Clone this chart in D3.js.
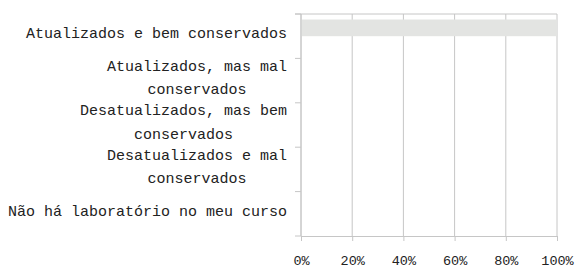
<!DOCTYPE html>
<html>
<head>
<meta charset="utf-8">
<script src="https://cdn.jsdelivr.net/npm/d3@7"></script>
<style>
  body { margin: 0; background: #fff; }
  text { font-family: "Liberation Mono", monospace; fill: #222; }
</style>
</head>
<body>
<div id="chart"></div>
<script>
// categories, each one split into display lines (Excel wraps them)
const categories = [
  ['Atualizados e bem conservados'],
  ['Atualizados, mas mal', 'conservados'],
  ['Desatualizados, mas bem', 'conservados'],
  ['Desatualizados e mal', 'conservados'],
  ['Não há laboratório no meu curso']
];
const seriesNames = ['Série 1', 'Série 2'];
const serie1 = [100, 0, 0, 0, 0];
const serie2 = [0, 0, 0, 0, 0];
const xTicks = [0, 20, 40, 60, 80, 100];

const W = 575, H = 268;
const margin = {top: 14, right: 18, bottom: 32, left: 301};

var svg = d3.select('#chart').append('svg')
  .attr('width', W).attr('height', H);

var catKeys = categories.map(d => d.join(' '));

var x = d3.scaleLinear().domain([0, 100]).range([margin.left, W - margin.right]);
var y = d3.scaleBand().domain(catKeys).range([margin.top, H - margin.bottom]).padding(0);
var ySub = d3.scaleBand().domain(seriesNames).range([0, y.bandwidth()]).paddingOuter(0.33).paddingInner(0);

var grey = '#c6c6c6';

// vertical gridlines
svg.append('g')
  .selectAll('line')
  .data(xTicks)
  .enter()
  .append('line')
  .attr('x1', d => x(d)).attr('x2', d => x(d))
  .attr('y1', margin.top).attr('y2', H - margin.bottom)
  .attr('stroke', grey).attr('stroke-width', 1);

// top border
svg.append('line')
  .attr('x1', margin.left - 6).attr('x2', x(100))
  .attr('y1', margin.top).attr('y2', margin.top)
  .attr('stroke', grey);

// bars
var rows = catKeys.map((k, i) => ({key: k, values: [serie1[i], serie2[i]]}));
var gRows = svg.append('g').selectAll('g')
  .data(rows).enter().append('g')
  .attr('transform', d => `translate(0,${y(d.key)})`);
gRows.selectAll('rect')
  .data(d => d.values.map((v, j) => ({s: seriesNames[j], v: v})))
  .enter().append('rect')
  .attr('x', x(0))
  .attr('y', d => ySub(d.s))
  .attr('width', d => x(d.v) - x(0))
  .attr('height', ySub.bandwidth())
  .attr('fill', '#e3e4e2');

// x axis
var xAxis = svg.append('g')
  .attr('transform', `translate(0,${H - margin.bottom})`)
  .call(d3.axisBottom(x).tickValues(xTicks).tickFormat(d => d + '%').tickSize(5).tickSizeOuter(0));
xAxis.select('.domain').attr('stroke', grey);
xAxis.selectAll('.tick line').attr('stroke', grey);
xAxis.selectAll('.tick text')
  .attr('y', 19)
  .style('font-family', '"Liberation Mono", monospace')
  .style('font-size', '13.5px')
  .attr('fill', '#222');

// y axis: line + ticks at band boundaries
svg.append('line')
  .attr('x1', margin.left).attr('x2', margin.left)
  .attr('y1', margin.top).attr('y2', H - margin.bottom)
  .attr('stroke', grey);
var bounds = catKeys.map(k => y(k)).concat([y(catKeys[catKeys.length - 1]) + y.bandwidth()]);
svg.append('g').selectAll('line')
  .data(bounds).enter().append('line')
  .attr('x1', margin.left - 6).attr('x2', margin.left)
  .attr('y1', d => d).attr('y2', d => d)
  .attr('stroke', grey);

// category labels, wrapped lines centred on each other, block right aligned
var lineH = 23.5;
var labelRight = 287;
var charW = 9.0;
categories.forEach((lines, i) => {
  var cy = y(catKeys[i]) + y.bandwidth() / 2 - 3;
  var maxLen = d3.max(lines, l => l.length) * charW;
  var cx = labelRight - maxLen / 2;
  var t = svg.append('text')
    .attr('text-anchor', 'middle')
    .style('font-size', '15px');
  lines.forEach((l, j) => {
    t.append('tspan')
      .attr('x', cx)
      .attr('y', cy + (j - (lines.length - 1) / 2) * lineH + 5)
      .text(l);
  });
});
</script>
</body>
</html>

● **Exercise goal**: Please write out all of the material above without changing a word, and omit any pictures.

● **Finished task**:
Clone this chart in D3.js.
<!DOCTYPE html>
<html>
<head>
<meta charset="utf-8">
<script src="https://cdn.jsdelivr.net/npm/d3@7"></script>
<style>
  body { margin: 0; background: #fff; }
  text { font-family: "Liberation Mono", monospace; fill: #222; }
</style>
</head>
<body>
<div id="chart"></div>
<script>
// categories, each one split into display lines (Excel wraps them)
const categories = [
  ['Atualizados e bem conservados'],
  ['Atualizados, mas mal', 'conservados'],
  ['Desatualizados, mas bem', 'conservados'],
  ['Desatualizados e mal', 'conservados'],
  ['Não há laboratório no meu curso']
];
const seriesNames = ['Série 1', 'Série 2'];
const serie1 = [100, 0, 0, 0, 0];
const serie2 = [0, 0, 0, 0, 0];
const xTicks = [0, 20, 40, 60, 80, 100];

const W = 575, H = 268;
const margin = {top: 14, right: 18, bottom: 32, left: 301};

var svg = d3.select('#chart').append('svg')
  .attr('width', W).attr('height', H);

var catKeys = categories.map(d => d.join(' '));

var x = d3.scaleLinear().domain([0, 100]).range([margin.left, W - margin.right]);
var y = d3.scaleBand().domain(catKeys).range([margin.top, H - margin.bottom]).padding(0);
var ySub = d3.scaleBand().domain(seriesNames).range([0, y.bandwidth()]).paddingOuter(0.33).paddingInner(0);

var grey = '#c6c6c6';

// vertical gridlines
svg.append('g')
  .selectAll('line')
  .data(xTicks)
  .enter()
  .append('line')
  .attr('x1', d => x(d)).attr('x2', d => x(d))
  .attr('y1', margin.top).attr('y2', H - margin.bottom)
  .attr('stroke', grey).attr('stroke-width', 1);

// top border
svg.append('line')
  .attr('x1', margin.left - 6).attr('x2', x(100))
  .attr('y1', margin.top).attr('y2', margin.top)
  .attr('stroke', grey);

// bars
var rows = catKeys.map((k, i) => ({key: k, values: [serie1[i], serie2[i]]}));
var gRows = svg.append('g').selectAll('g')
  .data(rows).enter().append('g')
  .attr('transform', d => `translate(0,${y(d.key)})`);
gRows.selectAll('rect')
  .data(d => d.values.map((v, j) => ({s: seriesNames[j], v: v})))
  .enter().append('rect')
  .attr('x', x(0))
  .attr('y', d => ySub(d.s))
  .attr('width', d => x(d.v) - x(0))
  .attr('height', ySub.bandwidth())
  .attr('fill', '#e3e4e2');

// x axis
var xAxis = svg.append('g')
  .attr('transform', `translate(0,${H - margin.bottom})`)
  .call(d3.axisBottom(x).tickValues(xTicks).tickFormat(d => d + '%').tickSize(5).tickSizeOuter(0));
xAxis.select('.domain').attr('stroke', grey);
xAxis.selectAll('.tick line').attr('stroke', grey);
xAxis.selectAll('.tick text')
  .attr('y', 19)
  .style('font-family', '"Liberation Mono", monospace')
  .style('font-size', '13.5px')
  .attr('fill', '#222');

// y axis: line + ticks at band boundaries
svg.append('line')
  .attr('x1', margin.left).attr('x2', margin.left)
  .attr('y1', margin.top).attr('y2', H - margin.bottom)
  .attr('stroke', grey);
var bounds = catKeys.map(k => y(k)).concat([y(catKeys[catKeys.length - 1]) + y.bandwidth()]);
svg.append('g').selectAll('line')
  .data(bounds).enter().append('line')
  .attr('x1', margin.left - 6).attr('x2', margin.left)
  .attr('y1', d => d).attr('y2', d => d)
  .attr('stroke', grey);

// category labels, wrapped lines centred on each other, block right aligned
var lineH = 23.5;
var labelRight = 287;
var charW = 9.0;
categories.forEach((lines, i) => {
  var cy = y(catKeys[i]) + y.bandwidth() / 2 - 3;
  var maxLen = d3.max(lines, l => l.length) * charW;
  var cx = labelRight - maxLen / 2;
  var t = svg.append('text')
    .attr('text-anchor', 'middle')
    .style('font-size', '15px');
  lines.forEach((l, j) => {
    t.append('tspan')
      .attr('x', cx)
      .attr('y', cy + (j - (lines.length - 1) / 2) * lineH + 5)
      .text(l);
  });
});
</script>
</body>
</html>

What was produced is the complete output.